P. Le Marc : Est-ce que cette priorité justifié l'emploi de grands moyens institutionnels comme par exemple les législatives anticipées ou une dissolution ?

C. Millon : Seul le Président est juge.

P. Le Marc : Vous avez été consulté par le Président ? Parce que vous êtes très proche de lui, vous êtes aussi un ministre très politique ?

C. Millon : J'avais dit que je ne ferai aucun commentaire.

P. Le Marc : La dissolution serait un pari risque pour lui ?

C. Millon : Pas de commentaire.

P. Le Marc : Est-ce que vous souhaites l'entrée rapide au Gouvernement de F. Léotard et d’A. Madelin et quel plus-value cela apporterait l'action du Gouvernement ?

C. Millon : C'est la responsabilité du Président de la République.

P. Le Marc : Ça ne vous concerne pas, ça n'attire aucun commentaire de votre part ?

C. Millon : Je ne suis pas chargé de constituer le Gouvernement, je suis ici pour pouvoir accomplir une mission qui m'a été confiée dans le cadré présidentielle. En tant que parlementaires éminents, s'ils doivent demain assumer des mandats gouvernementaux, ce sera en fait de la décision du Président de la République.

P. Le Marc Et en cas de victoire de la majorité, s'il y a dissolution est-ce qu'A. Juppé serait le mieux qualifié, selon vous, pour diriger une nouvelle phase à Matignon ?

C. Millon : Non mais vous êtes têtu, je ne pense pas que nos auditeurs s'intéressent beaucoup à cela.

P. Le Marc : Ce sont des questions qui se posent.

C. Millon : Mais non, ce sont des questions de politique politicienne. Les électeurs, ce qu'ils aimeraient savoir, c'est comment la France va poursuivre son redressement.

P. Le Marc : Ce sont des questions que vous ne vous poser pas ?

C. Millon : Très franchement, je ne me pose pas ces questions tous les matins. La question fondamentale, c'est de savoir comment la France va continuer à poursuivre son redressement, comment la France va tenir son rang en Europe, comment la France peut être présente en Albanie, comment la France en Bosnie continue à tenir, à assumer ses missions, comment .la France vis-à-vis de l'Afrique doit en fait assumer des responsabilités, comment la France est capable de lutter quand cette fracture sociale menace notre société. Voilà en réalité les problèmes qui nous préoccupent et en fait tout mon engagement politique, que ce soit en tant que ministre de la défense ou en tant que président du conseil régional Rhône-Alpes, va dans ce sens-là. Ensuite, les babillages, les papouillages, tout ce qui se passe actuellement dans les fins fonds...

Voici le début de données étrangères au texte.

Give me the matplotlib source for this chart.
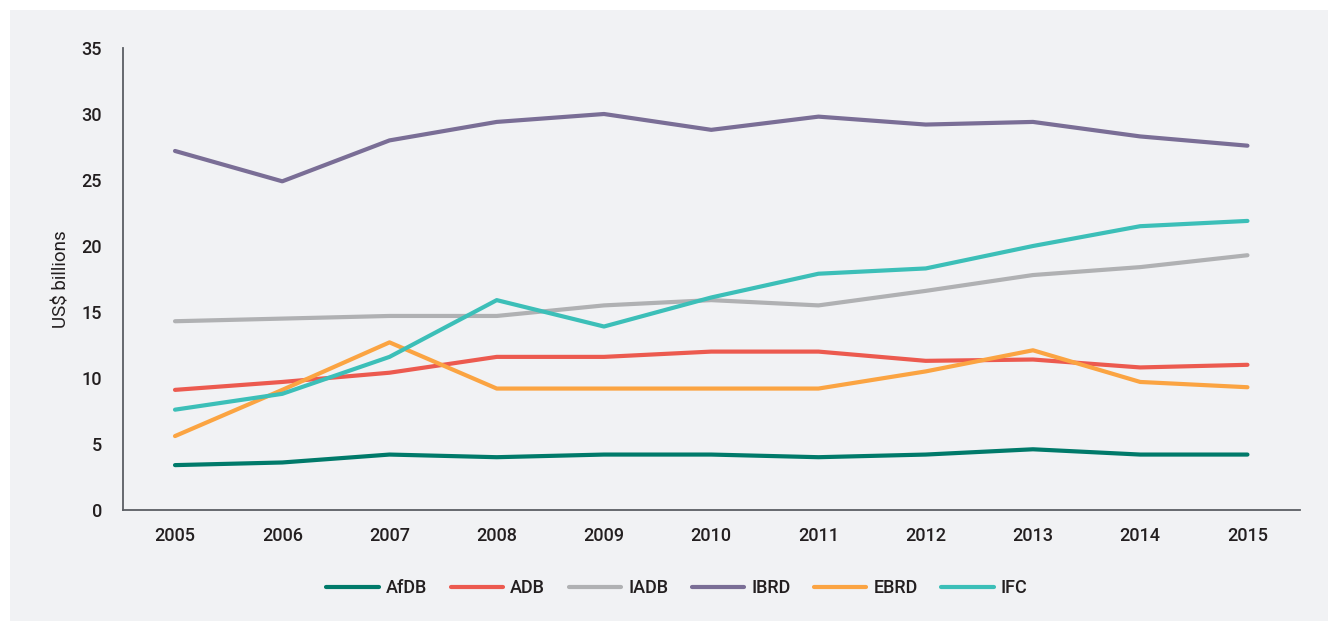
import matplotlib.pyplot as plt
from matplotlib.patches import Rectangle

plt.rcParams['font.family'] = ['Roboto', 'DejaVu Sans']
plt.rcParams['font.weight'] = 'medium'

years = [2005, 2006, 2007, 2008, 2009, 2010, 2011, 2012, 2013, 2014, 2015]
afdb = [3.4, 3.6, 4.2, 4.0, 4.2, 4.2, 4.0, 4.2, 4.6, 4.2, 4.2]
adb = [9.1, 9.7, 10.4, 11.6, 11.6, 12.0, 12.0, 11.3, 11.4, 10.8, 11.0]
iadb = [14.3, 14.5, 14.7, 14.7, 15.5, 15.9, 15.5, 16.6, 17.8, 18.4, 19.3]
ibrd = [27.2, 24.9, 28.0, 29.4, 30.0, 28.8, 29.8, 29.2, 29.4, 28.3, 27.6]
ebrd = [5.6, 9.1, 12.7, 9.2, 9.2, 9.2, 9.2, 10.5, 12.1, 9.7, 9.3]
ifc = [7.6, 8.8, 11.6, 15.9, 13.9, 16.1, 17.9, 18.3, 20.0, 21.5, 21.9]

series = [('AfDB', afdb, '#007a6a'), ('ADB', adb, '#ec5a4f'),
          ('IADB', iadb, '#b0b1b3'), ('IBRD', ibrd, '#7a6e96'),
          ('EBRD', ebrd, '#fba442'), ('IFC', ifc, '#3cbfb8')]

bg = '#f1f2f4'
fig = plt.figure(figsize=(13.28, 6.21), dpi=100)
fig.patch.set_facecolor('white')
fig.patches.append(Rectangle((10 / 1328, 0), 1, 1 - 10 / 621, transform=fig.transFigure,
                             facecolor=bg, edgecolor='none', zorder=-10))

ax = fig.add_axes([123 / 1328, 1 - 510 / 621, (1300 - 123) / 1328, (510 - 48) / 621])
ax.set_facecolor(bg)

for name, vals, col in series:
    ax.plot(years, vals, color=col, lw=3, label=name, solid_capstyle='round')

ax.set_xlim(2004.515, 2015.49)
ax.set_ylim(0, 35)
ax.set_xticks(years)
ax.set_yticks(range(0, 36, 5))
ax.tick_params(length=0, labelsize=13, colors='#231f20', pad=12)
ax.tick_params(axis='y', pad=15)
for s in ['top', 'right']:
    ax.spines[s].set_visible(False)
for s in ['left', 'bottom']:
    ax.spines[s].set_color('#5b5e63')
    ax.spines[s].set_linewidth(1.3)
ax.set_ylabel('US$ billions', fontsize=13.5, color='#231f20', labelpad=8)

fig.legend(loc='center', bbox_to_anchor=(677 / 1328, 1 - 588 / 621), ncol=6,
           frameon=False, fontsize=13, handlelength=2.9, handletextpad=0.4,
           columnspacing=1.3, labelcolor='#231f20')

plt.savefig('out.png', dpi=100, facecolor=fig.get_facecolor())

P. Le Marc : Cela ne va pas plus loin à votre avis. Une question sur la Chine. Vous revenez de Chine où vous avez été particulièrement bien reçu. On reproche à la France d'avoir sacrifié le combat pour les droits de l'homme sur l’autel des relations commerciales et diplomatiques avec la Chine. Alors ?

C. Millon : Pas du tout. La France a simplement constaté que depuis un certain nombre d'années, d'une manière très hypocrite, la communauté internationale donnait des leçons à la Chine sans pouvoir, en réalité, faire bouger la question des droits de l'homme en Chine. Il y avait des réunions périodiques où il y avait admonestations qui étaient faites à la Chine et aucune suite ne suivait. Le Président Chirac, il y a un an, a décidé de changer de méthode, d'engager un dialogue exigeant avec les dirigeants chinois, une dialogue constructif en leur disant "voilà, il y a des avancées qu'il convient de faire dans le domaine des droits de l'homme." J'ai été très heureux, lors du voyage que je fais pour préparer le voyage du Président de la République, de constater que le Président de la République chinoise m'a annoncé qu'il signerait avant la fin de 1997 le pacte des Nations unies sur les droits économiques, sociaux et culturels et qu'il mettait en étude positive le pacte des Nations unies sur les droits civils et politiques. Ce sont des affirmations. Ce sont des intentions et j'espère qu'elles se transformeront en acte juridique très bientôt et qu'ensuite elles se transformeront en acte politique. Je crois que c'est un volet très important.